• _DATA PROVIDED_:
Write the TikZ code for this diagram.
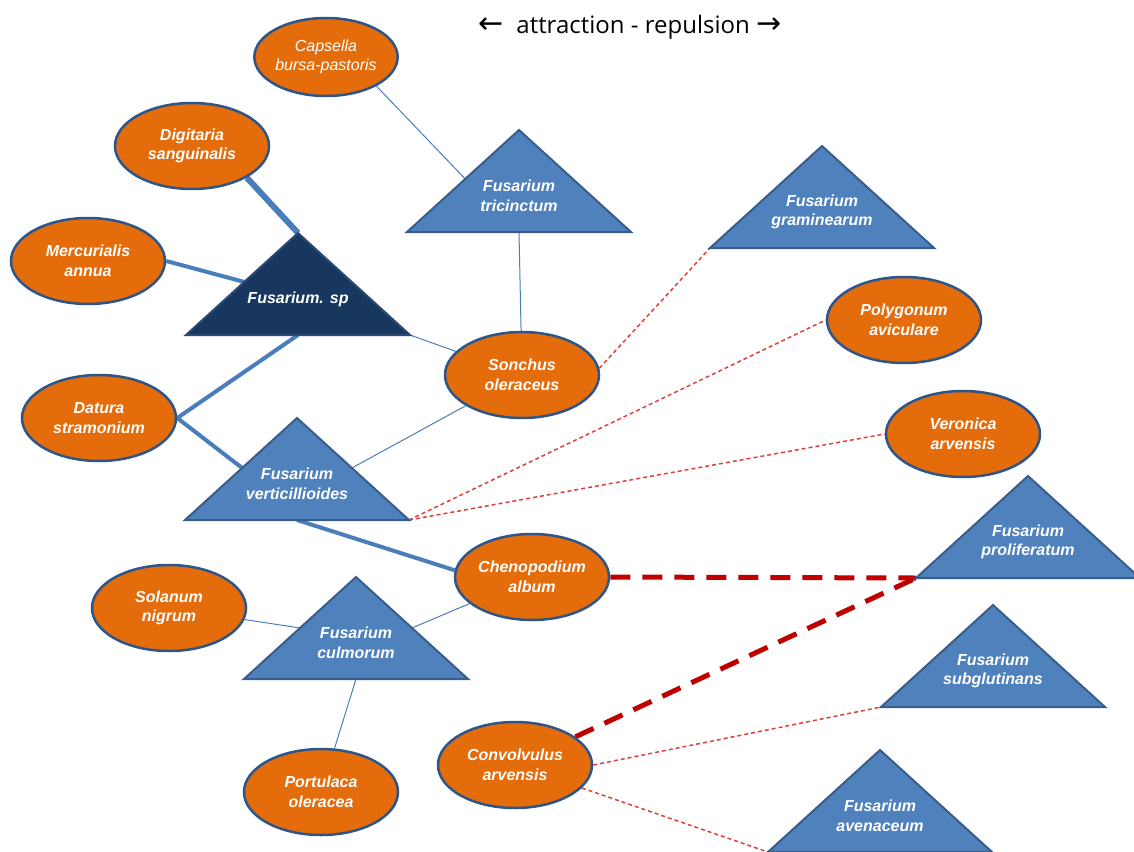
\documentclass[tikz,border=0pt]{standalone}
\usepackage{fontspec}
\setmainfont{Liberation Sans}
\newfontfamily\titlefont{Open Sans}
\newfontfamily\arrowfont{DejaVu Sans}
\usetikzlibrary{shapes.geometric,calc}
\definecolor{plantfill}{HTML}{E46C0A}
\definecolor{plantline}{HTML}{2E5588}
\definecolor{trifill}{HTML}{4F81BD}
\definecolor{triline}{HTML}{385D8A}
\definecolor{darkfill}{HTML}{17375E}
\definecolor{darkline}{HTML}{2A4A75}
\definecolor{linkblue}{HTML}{4A7EBB}
\definecolor{thinred}{HTML}{E0403A}
\definecolor{thickred}{HTML}{C00000}
\pgfdeclarelayer{bg}
\pgfsetlayers{bg,main}
\newcommand{\fusa}[5]{% name, apex x, apex y, fill style, text
  \begin{scope}[shift={(#2,#3)}]
    \coordinate (#1-top) at (0,0);
    \coordinate (#1-left) at (-112,102);
    \coordinate (#1-right) at (112,102);
    \coordinate (#1-base) at (0,102);
    \path[#4] (#1-top) -- (#1-right) -- (#1-left) -- cycle;
    \node[trilabel] (#1) at (0,66) {#5};
  \end{scope}}
\begin{document}
\begin{tikzpicture}[x=1pt,y=-1pt,
  labelfont/.style={font=\bfseries\itshape\fontsize{16}{19.5}\selectfont},
  plant/.style={ellipse, draw=plantline, line width=2.5pt, fill=plantfill,
    minimum width=154pt, minimum height=86pt, inner sep=0pt, text=white,
    align=center, labelfont},
  trilabel/.style={text=white, align=center, labelfont, inner sep=1pt},
  fusshape/.style={fill=trifill, draw=triline, line width=2pt, line join=miter},
  darkshape/.style={fill=darkfill, draw=darkline, line width=2pt, line join=miter},
  thin/.style={draw=linkblue, line width=1pt},
  medium/.style={draw=linkblue, line width=4pt},
  heavy/.style={draw=linkblue, line width=6pt},
  repel/.style={draw=thinred, line width=1.5pt, dash pattern=on 4pt off 3pt},
  strongrepel/.style={draw=thickred, line width=5pt, dash pattern=on 20pt off 12pt}]
\useasboundingbox (0,0) rectangle (1134,851);
\clip (0,0) rectangle (1134,851);

% title
\node[font=\titlefont\fontsize{24}{28}\selectfont, inner sep=0pt] (title) at (630,27)
  {{\arrowfont\fontsize{30}{30}\selectfont ←}\ \ attraction - repulsion\ {\arrowfont\fontsize{30}{30}\selectfont →}};

% triangles
\fusa{tric}{519}{130}{fusshape}{Fusarium\\tricinctum}
\fusa{gram}{822}{146}{fusshape}{Fusarium\\graminearum}
\fusa{fsp}{298}{233}{darkshape}{Fusarium. sp}
\fusa{vert}{297}{418}{fusshape}{Fusarium\\verticillioides}
\fusa{prol}{1028}{476}{fusshape}{Fusarium\\proliferatum}
\fusa{culm}{356}{577}{fusshape}{Fusarium\\culmorum}
\fusa{subg}{993}{605}{fusshape}{Fusarium\\subglutinans}
\fusa{aven}{880}{750}{fusshape}{Fusarium\\avenaceum}

% plants
\node[plant, minimum width=142pt, minimum height=78pt, font=\itshape\fontsize{16}{19.5}\selectfont] (caps) at (326,57) {Capsella\\bursa-pastoris};
\node[plant] (digi) at (192,146) {Digitaria\\sanguinalis};
\node[plant] (merc) at (88,261) {Mercurialis\\annua};
\node[plant] (datu) at (99,418) {Datura\\stramonium};
\node[plant] (sonc) at (522,375) {Sonchus\\oleraceus};
\node[plant] (poly) at (904,320) {Polygonum\\aviculare};
\node[plant] (vero) at (963,434) {Veronica\\arvensis};
\node[plant] (chen) at (532,577) {Chenopodium\\album};
\node[plant] (sola) at (169,608) {Solanum\\nigrum};
\node[plant] (port) at (321,792) {Portulaca\\oleracea};
\node[plant] (conv) at (515,765) {Convolvulus\\arvensis};

% edge points on triangle sides
\coordinate (tric-e) at ($(tric-top)!0.48!(tric-left)$);
\coordinate (fsp-e) at ($(fsp-top)!0.48!(fsp-left)$);
\coordinate (vert-el) at ($(vert-top)!0.49!(vert-left)$);
\coordinate (vert-er) at ($(vert-top)!0.49!(vert-right)$);
\coordinate (culm-el) at ($(culm-top)!0.5!(culm-left)$);
\coordinate (culm-er) at ($(culm-top)!0.5!(culm-right)$);

\begin{pgfonlayer}{bg}
\draw[thin] (caps.-30) -- (tric-e);
\draw[thin] (tric-base) -- (sonc);
\draw[heavy] (digi.-30) -- (fsp-top);
\draw[medium] (merc.east) -- (fsp-e);
\draw[thin] (fsp-right) -- (sonc);
\draw[medium] (fsp-base) -- (datu.east);
\draw[medium] (datu.east) -- (vert-el);
\draw[thin] (sonc) -- (vert-er);
\draw[medium] (vert-base) -- (chen.175);
\draw[thin] (chen) -- (culm-er);
\draw[thin] (sola) -- (culm-el);
\draw[thin] (culm-base) -- (port);
\draw[repel] (sonc.5) -- (gram-left);
\draw[repel] (vert-right) -- (poly.west);
\draw[repel] (vert-right) -- (vero.west);
\draw[repel] (conv.east) -- (subg-left);
\draw[repel] (conv) -- (aven-left);
\draw[strongrepel] (chen.east) -- (prol-left);
\draw[strongrepel] (conv) -- (prol-left);
\end{pgfonlayer}
\end{tikzpicture}
\end{document}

• _EXERCISE_: Return all of the data exactly as written, and drop the pictures.

• _FINAL RESULT_:
Write the TikZ code for this diagram.
\documentclass[tikz,border=0pt]{standalone}
\usepackage{fontspec}
\setmainfont{Liberation Sans}
\newfontfamily\titlefont{Open Sans}
\newfontfamily\arrowfont{DejaVu Sans}
\usetikzlibrary{shapes.geometric,calc}
\definecolor{plantfill}{HTML}{E46C0A}
\definecolor{plantline}{HTML}{2E5588}
\definecolor{trifill}{HTML}{4F81BD}
\definecolor{triline}{HTML}{385D8A}
\definecolor{darkfill}{HTML}{17375E}
\definecolor{darkline}{HTML}{2A4A75}
\definecolor{linkblue}{HTML}{4A7EBB}
\definecolor{thinred}{HTML}{E0403A}
\definecolor{thickred}{HTML}{C00000}
\pgfdeclarelayer{bg}
\pgfsetlayers{bg,main}
\newcommand{\fusa}[5]{% name, apex x, apex y, fill style, text
  \begin{scope}[shift={(#2,#3)}]
    \coordinate (#1-top) at (0,0);
    \coordinate (#1-left) at (-112,102);
    \coordinate (#1-right) at (112,102);
    \coordinate (#1-base) at (0,102);
    \path[#4] (#1-top) -- (#1-right) -- (#1-left) -- cycle;
    \node[trilabel] (#1) at (0,66) {#5};
  \end{scope}}
\begin{document}
\begin{tikzpicture}[x=1pt,y=-1pt,
  labelfont/.style={font=\bfseries\itshape\fontsize{16}{19.5}\selectfont},
  plant/.style={ellipse, draw=plantline, line width=2.5pt, fill=plantfill,
    minimum width=154pt, minimum height=86pt, inner sep=0pt, text=white,
    align=center, labelfont},
  trilabel/.style={text=white, align=center, labelfont, inner sep=1pt},
  fusshape/.style={fill=trifill, draw=triline, line width=2pt, line join=miter},
  darkshape/.style={fill=darkfill, draw=darkline, line width=2pt, line join=miter},
  thin/.style={draw=linkblue, line width=1pt},
  medium/.style={draw=linkblue, line width=4pt},
  heavy/.style={draw=linkblue, line width=6pt},
  repel/.style={draw=thinred, line width=1.5pt, dash pattern=on 4pt off 3pt},
  strongrepel/.style={draw=thickred, line width=5pt, dash pattern=on 20pt off 12pt}]
\useasboundingbox (0,0) rectangle (1134,851);
\clip (0,0) rectangle (1134,851);

% title
\node[font=\titlefont\fontsize{24}{28}\selectfont, inner sep=0pt] (title) at (630,27)
  {{\arrowfont\fontsize{30}{30}\selectfont ←}\ \ attraction - repulsion\ {\arrowfont\fontsize{30}{30}\selectfont →}};

% triangles
\fusa{tric}{519}{130}{fusshape}{Fusarium\\tricinctum}
\fusa{gram}{822}{146}{fusshape}{Fusarium\\graminearum}
\fusa{fsp}{298}{233}{darkshape}{Fusarium. sp}
\fusa{vert}{297}{418}{fusshape}{Fusarium\\verticillioides}
\fusa{prol}{1028}{476}{fusshape}{Fusarium\\proliferatum}
\fusa{culm}{356}{577}{fusshape}{Fusarium\\culmorum}
\fusa{subg}{993}{605}{fusshape}{Fusarium\\subglutinans}
\fusa{aven}{880}{750}{fusshape}{Fusarium\\avenaceum}

% plants
\node[plant, minimum width=142pt, minimum height=78pt, font=\itshape\fontsize{16}{19.5}\selectfont] (caps) at (326,57) {Capsella\\bursa-pastoris};
\node[plant] (digi) at (192,146) {Digitaria\\sanguinalis};
\node[plant] (merc) at (88,261) {Mercurialis\\annua};
\node[plant] (datu) at (99,418) {Datura\\stramonium};
\node[plant] (sonc) at (522,375) {Sonchus\\oleraceus};
\node[plant] (poly) at (904,320) {Polygonum\\aviculare};
\node[plant] (vero) at (963,434) {Veronica\\arvensis};
\node[plant] (chen) at (532,577) {Chenopodium\\album};
\node[plant] (sola) at (169,608) {Solanum\\nigrum};
\node[plant] (port) at (321,792) {Portulaca\\oleracea};
\node[plant] (conv) at (515,765) {Convolvulus\\arvensis};

% edge points on triangle sides
\coordinate (tric-e) at ($(tric-top)!0.48!(tric-left)$);
\coordinate (fsp-e) at ($(fsp-top)!0.48!(fsp-left)$);
\coordinate (vert-el) at ($(vert-top)!0.49!(vert-left)$);
\coordinate (vert-er) at ($(vert-top)!0.49!(vert-right)$);
\coordinate (culm-el) at ($(culm-top)!0.5!(culm-left)$);
\coordinate (culm-er) at ($(culm-top)!0.5!(culm-right)$);

\begin{pgfonlayer}{bg}
\draw[thin] (caps.-30) -- (tric-e);
\draw[thin] (tric-base) -- (sonc);
\draw[heavy] (digi.-30) -- (fsp-top);
\draw[medium] (merc.east) -- (fsp-e);
\draw[thin] (fsp-right) -- (sonc);
\draw[medium] (fsp-base) -- (datu.east);
\draw[medium] (datu.east) -- (vert-el);
\draw[thin] (sonc) -- (vert-er);
\draw[medium] (vert-base) -- (chen.175);
\draw[thin] (chen) -- (culm-er);
\draw[thin] (sola) -- (culm-el);
\draw[thin] (culm-base) -- (port);
\draw[repel] (sonc.5) -- (gram-left);
\draw[repel] (vert-right) -- (poly.west);
\draw[repel] (vert-right) -- (vero.west);
\draw[repel] (conv.east) -- (subg-left);
\draw[repel] (conv) -- (aven-left);
\draw[strongrepel] (chen.east) -- (prol-left);
\draw[strongrepel] (conv) -- (prol-left);
\end{pgfonlayer}
\end{tikzpicture}
\end{document}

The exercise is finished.